Gli Overkill sanno andare oltre la velocità ed il tuono, il loro bagaglio culturale comprende tanto l’Hardcore quanto l’Heavy classico e questo lo dimostrano cambiando sapientemente marcia al terzo pezzo, esprimendo un mid tempo scuro come la notte e pesante come il piombo: ‘Fear His Name’, che dà il giusto tocco di variabilità all’opera.
‘Use Your Head’ e ‘Fatal If Swallowed’ rovesciano tonnellate di lava incandescente, innalzando in cielo un enorme nube piroclastica data dall’uso smodato degli strumenti, anticipando un brano destinato a diventare un classico, trascinante, energico, galvanizzante, in poche parole ‘Powersurge’, pilastro per anni delle loro esibizioni dal vivo, un urlo di rabbia, un concentrato di cattiveria e di potenza allo stato brado. A parere dello scrivente rientra tra i primi dieci brani rappresentati il Thrash Metal targato anni ’80 e non solo.
E dopo tanta energia … ne arriva ancora: ‘In Union We Stand’, con la sua ritmica imperiosa, è un inno anthemico, un brano che rappresenta lo spirito di energica aggregazione che da sempre ha contraddistinto i fans del Metal.

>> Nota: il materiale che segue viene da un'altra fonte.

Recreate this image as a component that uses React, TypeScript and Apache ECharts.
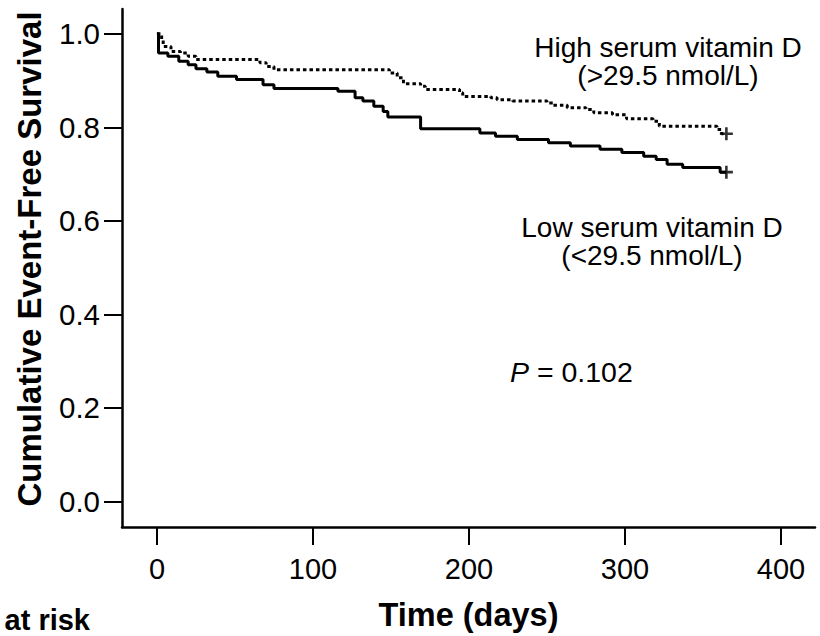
import React, { useEffect, useRef } from 'react';
import * as echarts from 'echarts';

// Kaplan-Meier step data (time in days, cumulative event-free survival)
const lowTimes = [0, 1, 7, 14, 20, 25, 32, 39, 51, 68, 75, 116, 127, 132, 139, 145, 148, 169, 207, 217, 231, 251, 265, 284, 298, 312, 320, 327, 337, 361, 365];
const lowSurvival = [1.0, 0.959, 0.952, 0.941, 0.934, 0.925, 0.918, 0.909, 0.902, 0.891, 0.883, 0.877, 0.863, 0.856, 0.845, 0.834, 0.822, 0.797, 0.788, 0.781, 0.774, 0.767, 0.76, 0.753, 0.746, 0.738, 0.731, 0.721, 0.714, 0.704, 0.704];

const highTimes = [0, 3, 4, 9, 15, 20, 25, 66, 70, 75, 149, 154, 158, 169, 172, 194, 196, 214, 218, 228, 250, 254, 263, 275, 280, 292, 301, 318, 322, 359, 362, 365];
const highSurvival = [1.0, 0.987, 0.973, 0.962, 0.959, 0.952, 0.945, 0.938, 0.93, 0.923, 0.916, 0.906, 0.893, 0.888, 0.881, 0.874, 0.866, 0.863, 0.859, 0.856, 0.852, 0.847, 0.842, 0.838, 0.831, 0.827, 0.818, 0.813, 0.802, 0.795, 0.786, 0.786];

const censorTimes = [365, 365];
const censorSurvival = [0.704, 0.786];

const xTicks = [0, 100, 200, 300, 400];
const yTicks = [0, 0.2, 0.4, 0.6, 0.8, 1.0];

const FONT = '"Liberation Sans", Arial, Helvetica, sans-serif';
const PLUS = 'path://M4,0H6V4H10V6H6V10H4V6H0V4H4Z';

export default function App() {
  const ref = useRef<HTMLDivElement>(null);
  useEffect(() => {
    if (!ref.current) return;
    const chart = echarts.init(ref.current, undefined, { renderer: 'svg' });
    const low = lowTimes.map((t, i) => [t, lowSurvival[i]]);
    const high = highTimes.map((t, i) => [t, highSurvival[i]]);
    const censor = censorTimes.map((t, i) => [t, censorSurvival[i]]);
    chart.setOption({
      animation: false,
      backgroundColor: '#fff',
      grid: { left: 122, right: 5, top: 9, bottom: 107 },
      xAxis: {
        type: 'value',
        min: -22.4,
        max: 421.8,
        axisLine: { onZero: false, lineStyle: { color: '#000', width: 2.5 } },
        axisTick: { show: true, customValues: xTicks, length: 18, lineStyle: { color: '#000', width: 2 } },
        axisLabel: { customValues: xTicks, margin: 27, color: '#000', fontSize: 29, fontFamily: FONT },
        splitLine: { show: false },
        name: 'Time (days)',
        nameLocation: 'middle',
        nameGap: 71,
        nameTextStyle: { fontWeight: 'bold', fontSize: 32.5, color: '#000', fontFamily: FONT },
      },
      yAxis: {
        type: 'value',
        min: -0.055,
        max: 1.053,
        axisLine: { onZero: false, lineStyle: { color: '#000', width: 2.5 } },
        axisTick: { show: true, customValues: yTicks, length: 18, lineStyle: { color: '#000', width: 2 } },
        axisLabel: {
          customValues: yTicks,
          margin: 22,
          color: '#000',
          fontSize: 29.5,
          fontFamily: FONT,
          formatter: (v: number) => v.toFixed(1),
        },
        splitLine: { show: false },
        name: 'Cumulative Event-Free Survival',
        nameLocation: 'middle',
        nameGap: 76,
        nameRotate: 90,
        nameTextStyle: {
          fontWeight: 'bold',
          fontSize: 33,
          color: '#000',
          fontFamily: FONT,
          padding: [0, 0, 0, 18],
        },
      },
      series: [
        {
          name: 'Low serum vitamin D',
          type: 'line',
          step: 'end',
          symbol: 'none',
          data: low,
          lineStyle: { color: '#000', width: 3, type: 'solid' },
        },
        {
          name: 'High serum vitamin D',
          type: 'line',
          step: 'end',
          symbol: 'none',
          data: high,
          lineStyle: { color: '#000', width: 3, type: [3.5, 3] },
        },
        {
          name: 'Censored',
          type: 'scatter',
          symbol: PLUS,
          symbolSize: 13,
          itemStyle: { color: '#000' },
          data: censor,
        },
      ],
      graphic: [
        {
          type: 'text',
          x: 668,
          y: 33,
          style: {
            text: 'High serum vitamin D\n(>29.5 nmol/L)',
            fontSize: 28,
            fontFamily: FONT,
            lineHeight: 28,
            fill: '#000',
            align: 'center',
            verticalAlign: 'top',
          },
        },
        {
          type: 'text',
          x: 652,
          y: 213,
          style: {
            text: 'Low serum vitamin D\n(<29.5 nmol/L)',
            fontSize: 28,
            fontFamily: FONT,
            lineHeight: 28,
            fill: '#000',
            align: 'center',
            verticalAlign: 'top',
          },
        },
        {
          type: 'text',
          x: 510,
          y: 358,
          style: {
            text: '{i|P} = 0.102',
            fontSize: 28.5,
            fontFamily: FONT,
            lineHeight: 28,
            fill: '#000',
            align: 'left',
            verticalAlign: 'top',
            rich: { i: { fontStyle: 'italic', fontSize: 28.5, fontFamily: FONT, fill: '#000' } },
          },
        },
        {
          type: 'text',
          x: 90,
          y: 605,
          style: {
            text: 'at risk',
            fontSize: 29,
            fontWeight: 'bold',
            fontFamily: FONT,
            lineHeight: 29,
            fill: '#000',
            align: 'right',
            verticalAlign: 'top',
          },
        },
      ],
    });
    return () => chart.dispose();
  }, []);
  return (
    <div
      ref={ref}
      style={{ position: 'absolute', left: 0, top: 0, width: 820, height: 636 }}
    />
  );
}
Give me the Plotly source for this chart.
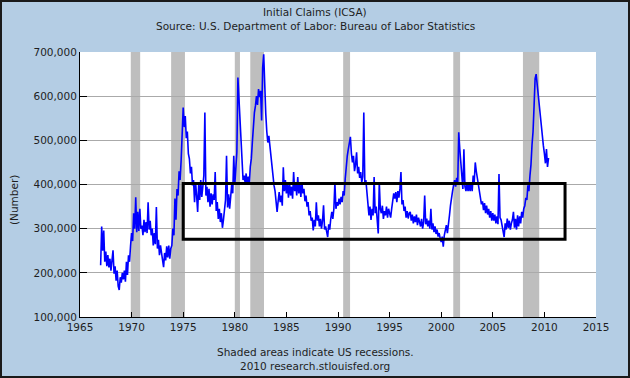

Chiudono prepotentemente ‘Electro-Violence’ e la lunga ‘Overkill II (The Nightmare Continues)’, anch’esse cariche di Pathos e di furia travolgente. In particolare l’ecletticità dell’ultimo pezzo, che passa dal dare sensazioni malvagie ad altre furenti, mette in luce le qualità degli Overkill, quel quid in più che serviva all’epoca per emergere in un mare di artisti straordinari.
‘Taking Over’ voleva lanciare un segnale già dalla copertina, con i quattro artisti che imbracciano dei fucili puntati dritti verso chi la guarda come per dire: gli Overkill non fanno prigionieri. E’ così è stato, grazie anche alla reazione chimica a catena che i quattro sono riusciti a scatenare.
Dire quale sia il migliore gruppo Thrash al mondo penso sia impossibile; certo è che gli Overkill un posto sulla vetta dei grandi con ‘Taking Over’ se lo sono guadagnato.